═══ AVAILABLE RECORDS ═══

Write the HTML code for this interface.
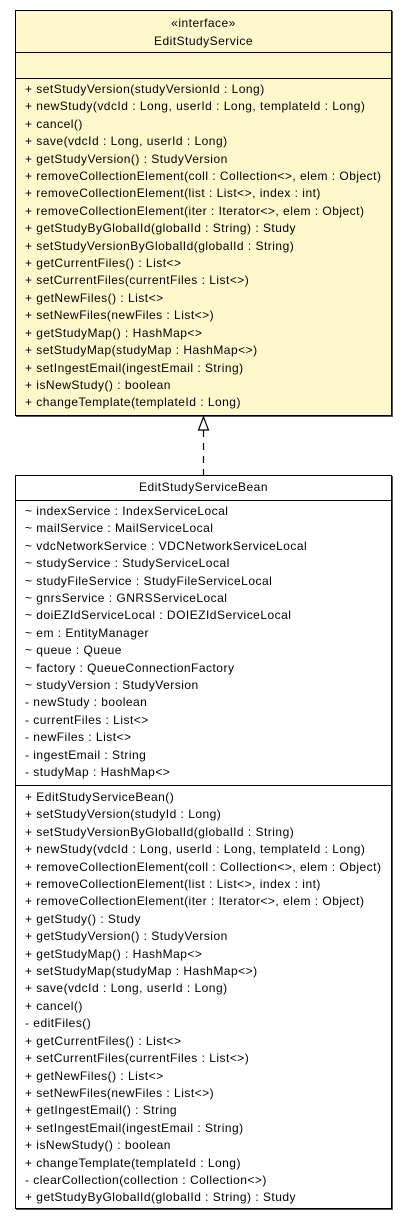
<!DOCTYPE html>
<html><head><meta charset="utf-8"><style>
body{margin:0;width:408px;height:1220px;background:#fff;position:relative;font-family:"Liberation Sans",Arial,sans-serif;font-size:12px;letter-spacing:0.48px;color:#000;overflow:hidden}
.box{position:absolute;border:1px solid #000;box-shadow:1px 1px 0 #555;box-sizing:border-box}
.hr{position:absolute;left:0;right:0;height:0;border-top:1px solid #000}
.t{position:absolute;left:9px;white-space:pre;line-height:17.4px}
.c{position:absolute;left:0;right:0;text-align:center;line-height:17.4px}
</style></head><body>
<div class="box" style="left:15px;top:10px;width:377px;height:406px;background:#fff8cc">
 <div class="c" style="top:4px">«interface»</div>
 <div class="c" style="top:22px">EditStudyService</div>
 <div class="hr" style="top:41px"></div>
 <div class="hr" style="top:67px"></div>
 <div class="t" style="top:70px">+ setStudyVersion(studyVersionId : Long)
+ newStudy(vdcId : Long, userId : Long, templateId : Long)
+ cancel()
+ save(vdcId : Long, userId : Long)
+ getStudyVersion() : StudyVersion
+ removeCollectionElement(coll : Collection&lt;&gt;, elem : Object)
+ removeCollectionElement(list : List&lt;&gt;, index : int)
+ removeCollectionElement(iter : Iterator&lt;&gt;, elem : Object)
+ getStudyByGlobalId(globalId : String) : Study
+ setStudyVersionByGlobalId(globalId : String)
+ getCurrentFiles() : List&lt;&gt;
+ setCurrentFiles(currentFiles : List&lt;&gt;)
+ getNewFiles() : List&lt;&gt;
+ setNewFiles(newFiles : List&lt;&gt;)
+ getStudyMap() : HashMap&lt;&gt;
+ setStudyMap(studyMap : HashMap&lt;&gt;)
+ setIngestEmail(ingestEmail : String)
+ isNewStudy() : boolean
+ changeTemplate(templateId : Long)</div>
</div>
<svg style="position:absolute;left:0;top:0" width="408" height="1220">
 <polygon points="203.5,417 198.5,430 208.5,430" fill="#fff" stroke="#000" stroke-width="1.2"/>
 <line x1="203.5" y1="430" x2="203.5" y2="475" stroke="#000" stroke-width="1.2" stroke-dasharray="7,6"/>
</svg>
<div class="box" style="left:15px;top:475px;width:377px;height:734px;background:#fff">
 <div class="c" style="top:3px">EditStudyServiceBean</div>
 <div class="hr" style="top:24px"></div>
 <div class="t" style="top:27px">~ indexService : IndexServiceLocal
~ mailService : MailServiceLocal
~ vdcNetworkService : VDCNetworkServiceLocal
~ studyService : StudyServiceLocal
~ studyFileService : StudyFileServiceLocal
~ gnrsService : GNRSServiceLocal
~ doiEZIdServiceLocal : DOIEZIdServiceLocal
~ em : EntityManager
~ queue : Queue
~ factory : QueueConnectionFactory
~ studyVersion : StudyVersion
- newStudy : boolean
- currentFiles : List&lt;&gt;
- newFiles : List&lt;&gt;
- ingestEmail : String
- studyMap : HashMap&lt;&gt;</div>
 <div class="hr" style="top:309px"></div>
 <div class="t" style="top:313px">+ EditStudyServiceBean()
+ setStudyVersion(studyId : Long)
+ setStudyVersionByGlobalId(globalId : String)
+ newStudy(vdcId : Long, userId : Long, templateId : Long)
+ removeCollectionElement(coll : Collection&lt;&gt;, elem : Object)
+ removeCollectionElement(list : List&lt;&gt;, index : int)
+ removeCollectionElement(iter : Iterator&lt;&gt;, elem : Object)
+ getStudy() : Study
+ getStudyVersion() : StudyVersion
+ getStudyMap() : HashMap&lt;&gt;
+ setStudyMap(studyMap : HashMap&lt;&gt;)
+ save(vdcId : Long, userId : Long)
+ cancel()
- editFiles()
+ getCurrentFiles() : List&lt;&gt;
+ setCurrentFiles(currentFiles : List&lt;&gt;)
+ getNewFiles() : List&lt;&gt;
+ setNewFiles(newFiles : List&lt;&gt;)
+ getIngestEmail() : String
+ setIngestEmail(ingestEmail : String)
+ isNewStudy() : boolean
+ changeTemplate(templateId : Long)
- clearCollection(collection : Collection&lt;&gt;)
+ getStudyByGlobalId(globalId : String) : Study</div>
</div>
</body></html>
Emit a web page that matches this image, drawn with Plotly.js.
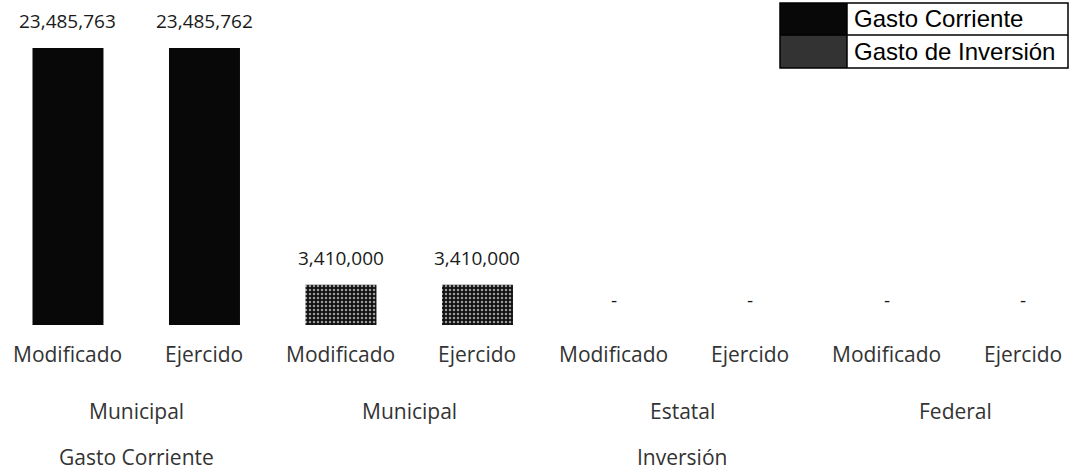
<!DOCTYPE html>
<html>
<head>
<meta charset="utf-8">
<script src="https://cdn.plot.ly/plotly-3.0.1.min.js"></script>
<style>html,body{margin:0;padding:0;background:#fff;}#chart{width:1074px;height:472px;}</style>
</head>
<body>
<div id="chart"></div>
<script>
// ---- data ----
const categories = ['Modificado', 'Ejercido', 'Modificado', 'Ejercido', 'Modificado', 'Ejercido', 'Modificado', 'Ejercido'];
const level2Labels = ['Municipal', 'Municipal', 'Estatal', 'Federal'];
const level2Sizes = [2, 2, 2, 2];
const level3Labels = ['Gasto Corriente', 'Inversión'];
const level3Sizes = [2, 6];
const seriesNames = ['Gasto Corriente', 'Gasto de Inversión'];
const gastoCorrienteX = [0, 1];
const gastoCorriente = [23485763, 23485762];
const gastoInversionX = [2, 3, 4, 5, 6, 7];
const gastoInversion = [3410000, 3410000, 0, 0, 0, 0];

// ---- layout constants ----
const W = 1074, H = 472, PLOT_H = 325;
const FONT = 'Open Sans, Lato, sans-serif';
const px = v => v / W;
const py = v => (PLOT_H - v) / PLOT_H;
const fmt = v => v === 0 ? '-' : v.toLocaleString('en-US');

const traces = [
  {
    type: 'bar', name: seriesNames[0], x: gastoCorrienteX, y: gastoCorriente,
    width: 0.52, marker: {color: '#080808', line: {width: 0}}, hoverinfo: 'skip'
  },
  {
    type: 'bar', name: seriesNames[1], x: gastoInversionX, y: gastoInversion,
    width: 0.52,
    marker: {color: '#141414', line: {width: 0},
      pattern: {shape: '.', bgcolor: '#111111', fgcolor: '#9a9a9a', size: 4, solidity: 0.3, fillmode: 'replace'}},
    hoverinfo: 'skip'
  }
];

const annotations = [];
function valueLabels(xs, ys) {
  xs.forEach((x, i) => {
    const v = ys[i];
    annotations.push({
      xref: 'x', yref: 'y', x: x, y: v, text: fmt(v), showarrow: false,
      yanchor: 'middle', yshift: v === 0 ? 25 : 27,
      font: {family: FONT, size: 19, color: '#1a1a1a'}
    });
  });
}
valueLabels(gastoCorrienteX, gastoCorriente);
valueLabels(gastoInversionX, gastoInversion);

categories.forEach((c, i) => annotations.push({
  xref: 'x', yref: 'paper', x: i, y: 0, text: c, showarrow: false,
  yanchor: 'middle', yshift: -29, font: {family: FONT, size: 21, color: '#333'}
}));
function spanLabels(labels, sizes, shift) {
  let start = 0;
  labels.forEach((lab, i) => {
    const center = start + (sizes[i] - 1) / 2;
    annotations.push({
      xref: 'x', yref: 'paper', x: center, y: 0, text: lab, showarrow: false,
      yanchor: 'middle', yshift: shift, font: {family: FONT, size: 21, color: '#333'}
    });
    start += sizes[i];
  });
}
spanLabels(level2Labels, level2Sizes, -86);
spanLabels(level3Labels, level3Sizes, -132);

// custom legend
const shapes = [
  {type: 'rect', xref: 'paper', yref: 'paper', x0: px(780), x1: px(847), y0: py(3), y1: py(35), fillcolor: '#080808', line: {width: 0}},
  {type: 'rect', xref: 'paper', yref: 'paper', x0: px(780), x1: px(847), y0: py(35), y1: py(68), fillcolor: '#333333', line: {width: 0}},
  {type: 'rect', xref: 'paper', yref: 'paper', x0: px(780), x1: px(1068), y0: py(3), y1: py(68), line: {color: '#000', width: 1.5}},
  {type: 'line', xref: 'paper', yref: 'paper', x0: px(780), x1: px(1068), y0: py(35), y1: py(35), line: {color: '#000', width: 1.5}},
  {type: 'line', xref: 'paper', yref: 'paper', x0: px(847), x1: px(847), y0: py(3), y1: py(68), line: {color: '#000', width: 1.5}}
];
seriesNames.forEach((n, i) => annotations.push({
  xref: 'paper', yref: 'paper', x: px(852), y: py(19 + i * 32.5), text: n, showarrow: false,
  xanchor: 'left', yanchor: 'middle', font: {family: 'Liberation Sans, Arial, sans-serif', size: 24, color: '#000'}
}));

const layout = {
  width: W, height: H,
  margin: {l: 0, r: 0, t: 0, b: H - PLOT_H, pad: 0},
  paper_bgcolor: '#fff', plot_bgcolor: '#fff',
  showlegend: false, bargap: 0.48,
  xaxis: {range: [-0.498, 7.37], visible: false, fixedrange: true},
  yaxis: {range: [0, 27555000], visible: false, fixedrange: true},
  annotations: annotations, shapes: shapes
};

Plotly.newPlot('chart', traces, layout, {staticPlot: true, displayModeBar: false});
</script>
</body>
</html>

═══

» YOUR INSTRUCTIONS
Only the number is wanted: how many lines in the data include the string "interface"?

» FINAL RESULT
2